= Lead carbide =

Hypothetical chemical compound of carbon and lead

Lead carbide is a hypothetical chemical compound of carbon and lead. Lead and elemental carbon do not normally combine, even at very high temperatures. Modern literature on lead carbide is almost non-existent.

==Production==

J. F. Durand reported in 1923 the synthesis of lead carbide from calcium carbide CaC2 by treatment with an aqueous solution of lead(II) acetate Pb(CH3CO2)2, but this result was not reproduced.

A 2007 textbook repeats this claim, describing lead carbide as a green powder with formula PbC2 that is decomposed by hydrochloric acid HCl to acetylene C2H2 and lead(II) chloride PbCl2.

A compound analyzed as lead carbide PbC2 has also been obtained accidentally, as a thin layer (about 10 μm thick) on the inner wall of a graphite crucible that had been used to heat a lead-bismuth eutectic alloy for 100 hours at 1073 K in a helium atmosphere.

==Pyrophoric lead==
Several reports of "lead carbide" synthesis appeared in the early 19th century, and were widely cited and copied into textbooks during the next few decades.

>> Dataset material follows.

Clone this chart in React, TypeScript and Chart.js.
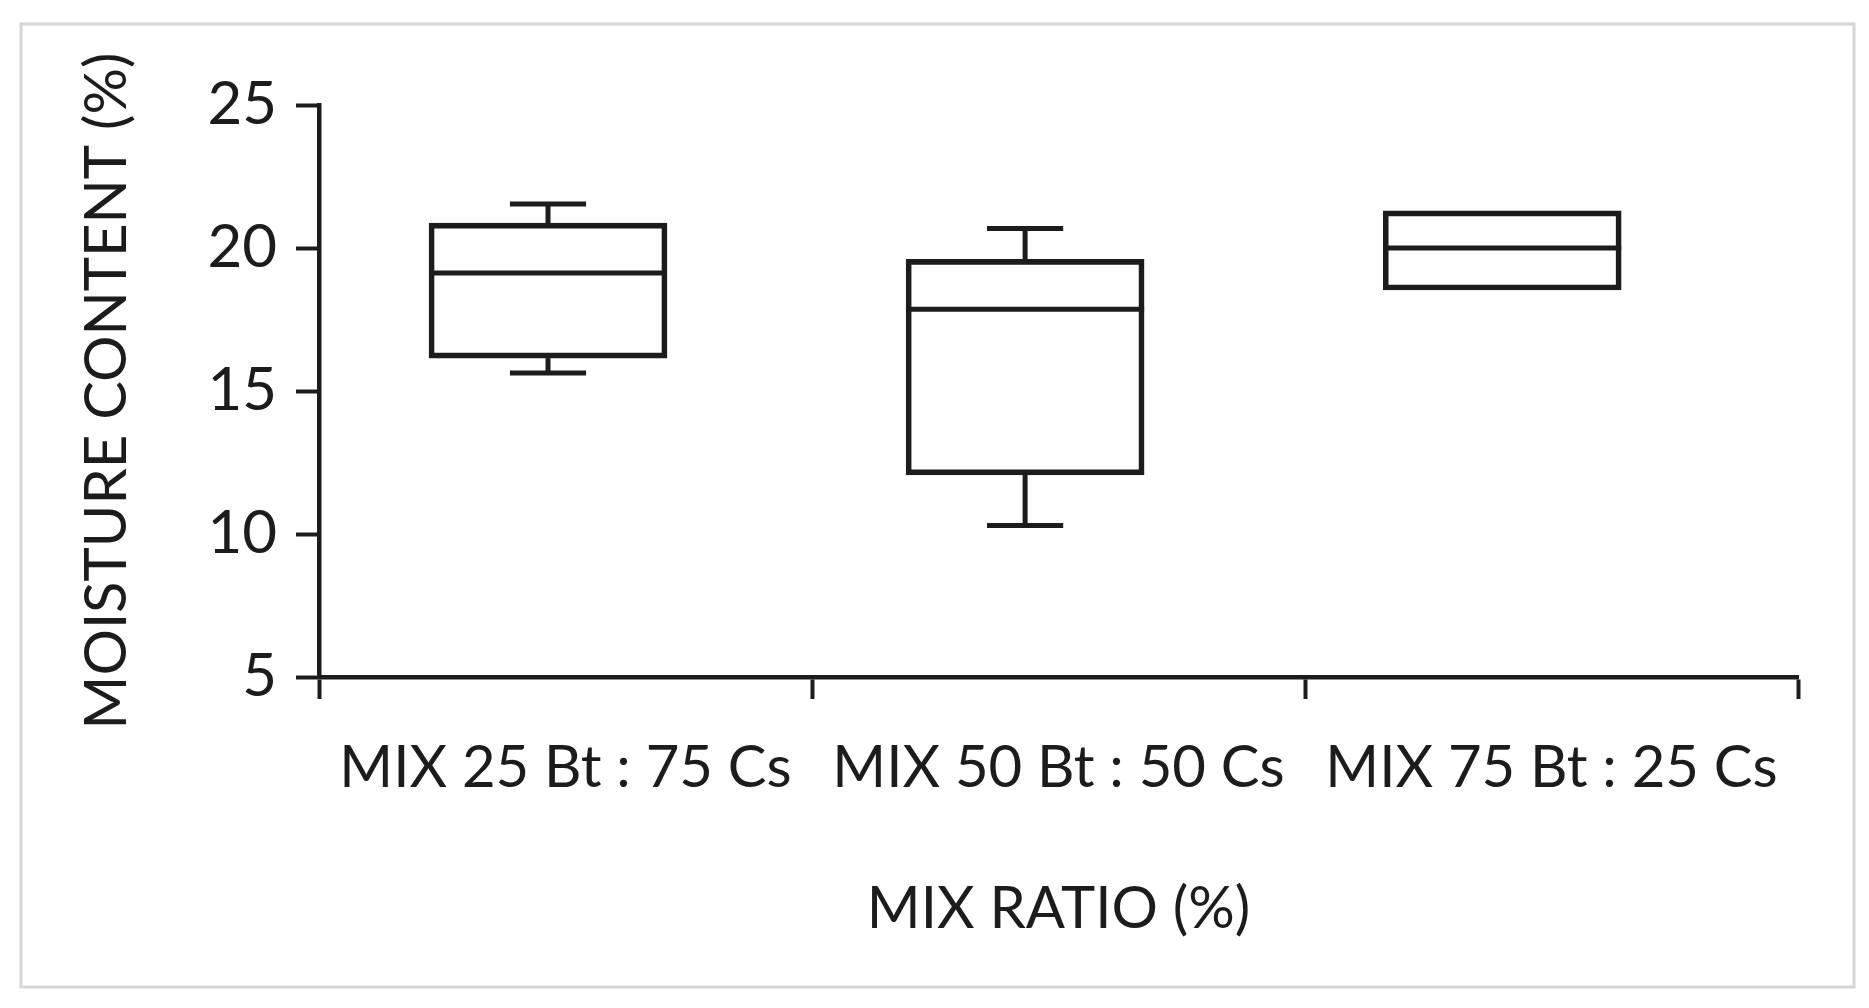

In 1820, for instance, a certain John claimed to have sublimated a black carbide of lead from finely divided mixture of lead and charcoal, but this claim apparently was never reproduced. Also in 1820, Berzelius claimed that the pyrolysis (decomposition by heat) of iron-lead cyanide resulted in a double iron and lead carbide, FeC4*2PbC4. In 1823 Göbel from Jena obtained, by pyrolysis of lead tartrate in a closed vessel, a black powder that ignited spontaneously in contact with air, and believed it to be a carbide of lead. This product still provides a popular school demonstration of pyrophoricity. Shortly thereafter, Proust obtained a similar product from lead acetate and Berzelius obtained one from lead cyanide.

However, by 1870 those pyrophoric residues came to be regarded as an "intimate mixture" of carbon and lead; and the existence of lead carbide was considered unproven.